Friday, December 13, 2019

Hartog on property in land and water

Monk's Ditch in the Gwent Levels, Wales, land reclaimed in the Roman period
As part of his stint as a guest blogger at Legal History Blog, Dirk Hartog recently blogged about his own early work on waterfront development in New York City and his encounter with Debjani Bhattacharyya’s Empire and Ecology in the Bengal Delta: The Making of Calcutta. Some excerpts, followed by a quibble of mine:
I spent many hours reading and rereading those waterlot deeds [granted by the eighteenth century Corporation of the City of New York]. I wrote many pages that unpacked much of the arcane property law doctrine that waterlot grants incorporated. In the end, I managed to put together what at the time felt to me like a satisfying portrait of how a waterlot grant exemplified early modern governance.
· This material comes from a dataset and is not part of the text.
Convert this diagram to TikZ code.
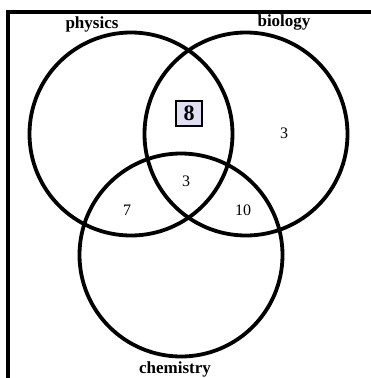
\documentclass[tikz,border=0pt]{standalone}
\usepackage{fontspec}
\setmainfont{Liberation Serif}
\usetikzlibrary{positioning}
\definecolor{lavender}{RGB}{224,224,242}

\begin{document}
\begin{tikzpicture}[x=1pt, y=-1pt,
  set/.style={draw, line width=3.8pt, circle, minimum size=203pt, inner sep=0pt},
  setname/.style={font=\fontsize{17}{18}\selectfont\bfseries},
  count/.style={font=\fontsize{16}{17}\selectfont},
  hilite/.style={draw, line width=2pt, fill=lavender, inner sep=0pt,
                 minimum width=26pt, minimum height=25pt,
                 font=\fontsize{22}{23}\selectfont\bfseries}]
  \useasboundingbox (0,0) rectangle (371,378);
  % frame, open on the right and at the bottom
  \draw[line width=3.5pt] (8,400) -- (8,12) -- (400,12);

  \node[set] (phys) at (131,134) {};
  \node[set] (bio)  at (246,134) {};
  \node[set] (chem) at (181,255) {};

  \node[setname] (physlbl) at (92,24)  {physics};
  \node[setname] (biolbl)  at (284,22) {biology};
  \node[setname] (chemlbl) at (175,369) {chemistry};

  \node[hilite] (pb)  at (189,113) {8};
  \node[count]  (b)   at (284,133) {3};
  \node[count]  (pbc) at (186,181) {3};
  \node[count]  (pc)  at (127,210) {7};
  \node[count]  (bc)  at (243,210) {10};
\end{tikzpicture}
\end{document}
I argued that corporate leaders were solving a fundamental problem of the time: about how to achieve necessary public purposes — like building wharves and docks for a seafaring city and also street construction and cleaning —without either a municipal workforce or a capacity to levy taxes. By exchanging waterlots for services and development by individual proprietors, the corporation enlarged the borders of the city, and it laid the foundation for what would become a global port, a world city.
In those days, I relentlessly situated those waterlot grants within the history of the corporation, implicitly situating the “municipal corporation” of New York City within the history of the business corporation. My attention was always focused on the public-private split, and little else. Which is not really surprising, given how much attention the public-private split held at that time in what I was reading, in the contemporary and argumentative field of legal history.